Kedua, Hari Santri memberi makna lebih dalam, lebih dari sekedar kegiatan apel, kirab, Fun Run 5K, seminar, zikiran dan sebagainya. Negara menginginkan nilai-nilai ke-Santri-an mengejawantah dan mewarnai sendi-sendi kehidupan bangsa Indonesia. Pesantren telah teruji sebagai lembaga pendidikan yang diandalkan untuk mencetak generasi yang, tidak hanya cerdas secara intelektual, tetapi bermoral baik dan memiliki kemandirian hidup, yang sulit dibentuk di level pendidikan manapun. Jadi yang diharapkan bukan hanya berlagak atau berpenampilan santri, tetapi yang lebih utama dan substansial adalah bermoral dan berbudaya santri. Salah satu budaya santri Nusantara adalah bersarung atau sarungan. Sarung adalah busana khas santri Nusantara. Meski ilmu dan keislamannya berbasis pada literasi kitab Arab, tetapi mereka tidak menjadikan gamis Arab sebagai busana khas santri.

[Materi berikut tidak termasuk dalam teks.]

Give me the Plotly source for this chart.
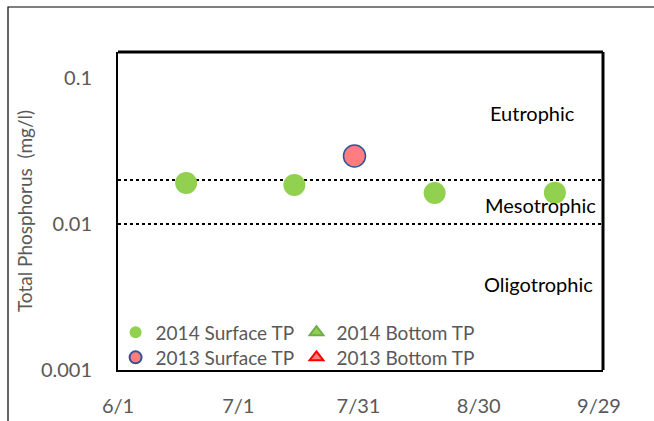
import plotly.graph_objects as go

# ---- data ----
surf2014_dates = ["2014-06-18", "2014-07-15", "2014-08-19", "2014-09-18"]
surf2014_tp = [0.0191, 0.0185, 0.0163, 0.0164]
surf2013_dates = ["2014-07-30"]
surf2013_tp = [0.0292]
bottom2014_dates = []
bottom2014_tp = []
bottom2013_dates = []
bottom2013_tp = []

x_tickvals = ["2014-06-01", "2014-07-01", "2014-07-31", "2014-08-30", "2014-09-29"]
x_ticktext = ["6/1", "7/1", "7/31", "8/30", "9/29"]
y_tickvals = [0.001, 0.01, 0.1]
y_ticktext = ["0.001", "0.01", "0.1"]
thresholds = [0.01, 0.02]
zone_labels = ["Eutrophic", "Mesotrophic", "Oligotrophic"]

FONT = "Lato"
GRAY = "#595959"
GREEN = "#92D050"
PINK = "#FF7C80"

fig = go.Figure()

fig.add_trace(go.Scatter(
    x=surf2014_dates, y=surf2014_tp, mode="markers", name="2014 Surface TP",
    marker=dict(symbol="circle", size=22, color=GREEN, line=dict(width=0)),
    legend="legend"))
fig.add_trace(go.Scatter(
    x=bottom2014_dates or [None], y=bottom2014_tp or [None], mode="markers", name="2014 Bottom TP",
    marker=dict(symbol="triangle-up", size=14, color=GREEN, line=dict(width=1, color="#70AD47")),
    legend="legend2"))
fig.add_trace(go.Scatter(
    x=surf2013_dates, y=surf2013_tp, mode="markers", name="2013 Surface TP",
    marker=dict(symbol="circle", size=22, color=PINK, line=dict(width=1.5, color="#2F5597")),
    legend="legend3"))
fig.add_trace(go.Scatter(
    x=bottom2013_dates or [None], y=bottom2013_tp or [None], mode="markers", name="2013 Bottom TP",
    marker=dict(symbol="triangle-up", size=14, color=PINK, line=dict(width=1.5, color="#FF0000")),
    legend="legend4"))

# threshold lines (dotted)
for t in thresholds:
    fig.add_shape(type="line", xref="paper", x0=0, x1=1, yref="y", y0=t, y1=t,
                  line=dict(color="black", width=2, dash="dot"), layer="below")

# zone labels
zone_pos = [(0.854, 0.808), (0.871, 0.519), (0.868, 0.270)]
for lab, (px, py) in zip(zone_labels, zone_pos):
    fig.add_annotation(text=lab, xref="paper", yref="paper", x=px, y=py,
                       showarrow=False, font=dict(family=FONT, size=20, color="black"),
                       xanchor="center", yanchor="middle")

# plot border top / right thick
fig.add_shape(type="line", xref="paper", yref="paper", x0=0, x1=1, y0=1, y1=1,
              line=dict(color="black", width=3))
fig.add_shape(type="line", xref="paper", yref="paper", x0=1, x1=1, y0=0, y1=1,
              line=dict(color="black", width=3))
# outer chart frame
fig.add_shape(type="rect", xref="paper", yref="paper", x0=-0.2268, x1=1.3, y0=-0.3, y1=1.1415,
              line=dict(color="black", width=1.2), fillcolor="rgba(0,0,0,0)")

leg_common = dict(xanchor="left", yanchor="top", orientation="v",
                  itemsizing="constant", bgcolor="rgba(0,0,0,0)",
                  font=dict(family=FONT, size=19, color=GRAY), traceorder="normal")

fig.update_layout(
    width=654, height=421,
    margin=dict(l=118, r=51, t=52, b=51, autoexpand=False),
    paper_bgcolor="white", plot_bgcolor="white",
    font=dict(family=FONT, size=20, color=GRAY),
    showlegend=True,
    legend=dict(x=-0.005, y=0.178, **leg_common),
    legend2=dict(x=0.368, y=0.178, **leg_common),
    legend3=dict(x=-0.005, y=0.099, **leg_common),
    legend4=dict(x=0.368, y=0.099, **leg_common),
    xaxis=dict(type="date", range=["2014-06-01", "2014-09-30"],
               tickvals=x_tickvals, ticktext=x_ticktext, automargin=False,
               showgrid=False, zeroline=False,
               showline=True, linecolor="black", linewidth=2,
               ticks="outside", ticklen=17, tickcolor="rgba(0,0,0,0)",
               tickfont=dict(family=FONT, size=20, color=GRAY)),
    yaxis=dict(type="log", range=[-3, -0.822],
               tickvals=y_tickvals, ticktext=y_ticktext, automargin=False,
               showgrid=False, zeroline=False,
               showline=True, linecolor="black", linewidth=2,
               ticks="outside", ticklen=20, tickcolor="rgba(0,0,0,0)",
               tickfont=dict(family=FONT, size=20, color=GRAY),
               title=dict(text="Total Phosphorus  (mg/l)", standoff=3,
                          font=dict(family=FONT, size=19, color=GRAY))),
)

fig.write_html("out.html", config={"displayModeBar": False},
               post_script="document.body.style.margin='0';")
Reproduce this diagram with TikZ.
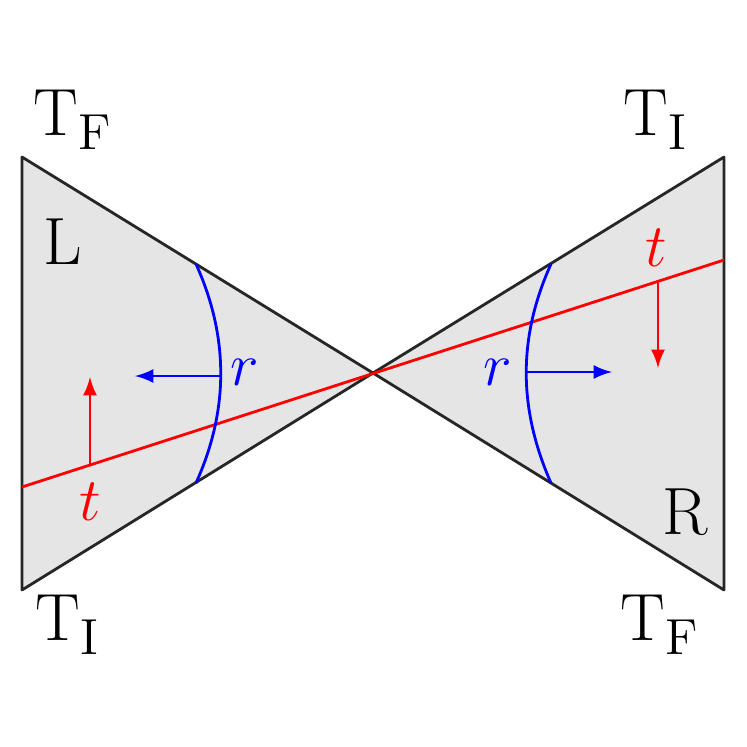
\documentclass[tikz,border=0pt]{standalone}
\usetikzlibrary{arrows}
\begin{document}
\begin{tikzpicture}[x=0.01cm,y=-0.01cm,>=latex,thick,
                    every node/.style={font=\fontsize{19}{22}\selectfont}]
  \tikzstyle{cone}=[draw=black!85,fill=black!10,line join=round]
  \useasboundingbox (0,0) rectangle (747,747);

  \coordinate (O) at (373,373);
  \coordinate (LT) at (22,157);
  \coordinate (LB) at (22,590);
  \coordinate (RT) at (724,157);
  \coordinate (RB) at (724,590);

  \draw[cone] (LT) -- (O) -- (LB) -- cycle;
  \draw[cone] (RT) -- (O) -- (RB) -- cycle;

  % time line
  \coordinate (tl) at (22,487);
  \coordinate (tr) at (724,260);
  \draw[red] (tl) -- (tr);

  % radial arcs
  \draw[blue] (196,264) .. controls (229,337) and (229,410) .. (196,483);
  \draw[blue] (551,264) .. controls (518,337) and (518,408) .. (551,483);

  \node (rl) at (245,372) {\color{blue}$r$};
  \node (rr) at (498,372) {\color{blue}$r$};
  \node (tL) at (90,502) {\color{red}$t$};
  \node (tR) at (656,248) {\color{red}$t$};
  \coordinate (al) at (220,376);
  \coordinate (ar) at (525,372);
  \coordinate (bl) at (90,465);
  \coordinate (br) at (658,283);
  \draw[->,blue] (al) -- (135,376);
  \draw[->,blue] (ar) -- (612,372);
  \draw[->,red] (bl) -- (90,377);
  \draw[->,red] (br) -- (658,368);

  \node (TFl) at (73,120) {T$_{\mathrm{F}}$};
  \node (TIr) at (656,120) {T$_{\mathrm{I}}$};
  \node (TIl) at (68,625) {T$_{\mathrm{I}}$};
  \node (TFr) at (660,625) {T$_{\mathrm{F}}$};
  \node (L) at (63,242) {L};
  \node (R) at (685,512) {R};
\end{tikzpicture}
\end{document}
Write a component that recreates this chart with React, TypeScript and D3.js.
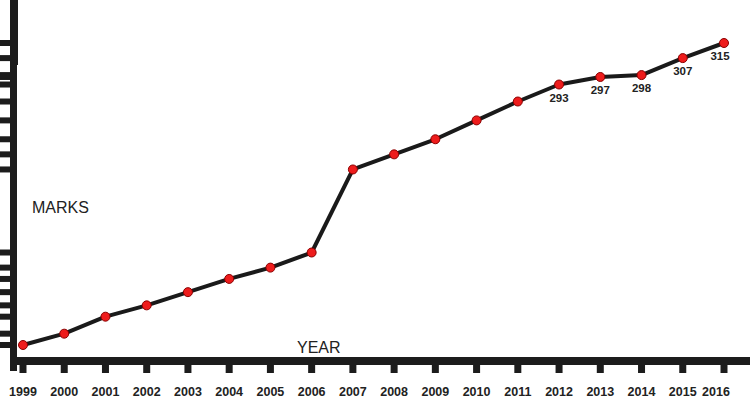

Ada beberapa nilai kultural di balik sarung santri yang perlu diaktualisasikan dalam kehidupan berbangsa dan bernegara, yaitu: 1) Ke-tawadhu’-an. Bersarung atau sarungan menampilkan kebersahajaan, kesederhanaan dan ketawadhuan, jauh dari kesan angkuh dan kesombongan. Kecuali jika sarungnya diangkat di tengah betis dan mengklaim dirinya lebih sunnah dari muslim lain. 2) Ke-praktis-an yang menyeluruh (overall practicality). Sarung, bagi santri, adalah segalanya. Belajar pakai sarung, beribadah pakai sarung, ngumpul ngopi pakai sarung, tidur kedinginan atau banyak nyamuk pakai sarung, mandi pakai sarung, main bola pakai sarung, menangkap ikan di sungai pakai sarung dan bahkan berantem pun pakai sarung. Sarungan mengajarkan kita bagaimana hidup praktis. Hidup bersarung adalah hidup dengan apa adanya dan mensyukuri apa adanya. Jangan lihat sarungnya, tetapi apa di balik sarung itu. Kata orang “tidak usah neko-neko kalo tidak sanggup.” 3) Sarungan mengandung nilai kemudahan dan memudahkan. Beda dengan celana, apalagi jeans, sarung mudah pakainya mudah melepasnya dan memudahkan pemakainya dalam segala kondisi dan pekerjaan. Pasangan pengatin baru pun mengakui betapa bernilainya sarung dalam memudahkan aktivitas mereka. Kemudahan bersarung dalam budaya santri memberi makna bahwa sesuatu urusan jika dasarnya mudah jangan dipersulit, dan jika sulit maka mudahkanlah. Jangan sebaliknya. Selamat Hari Santri Nasional 2024.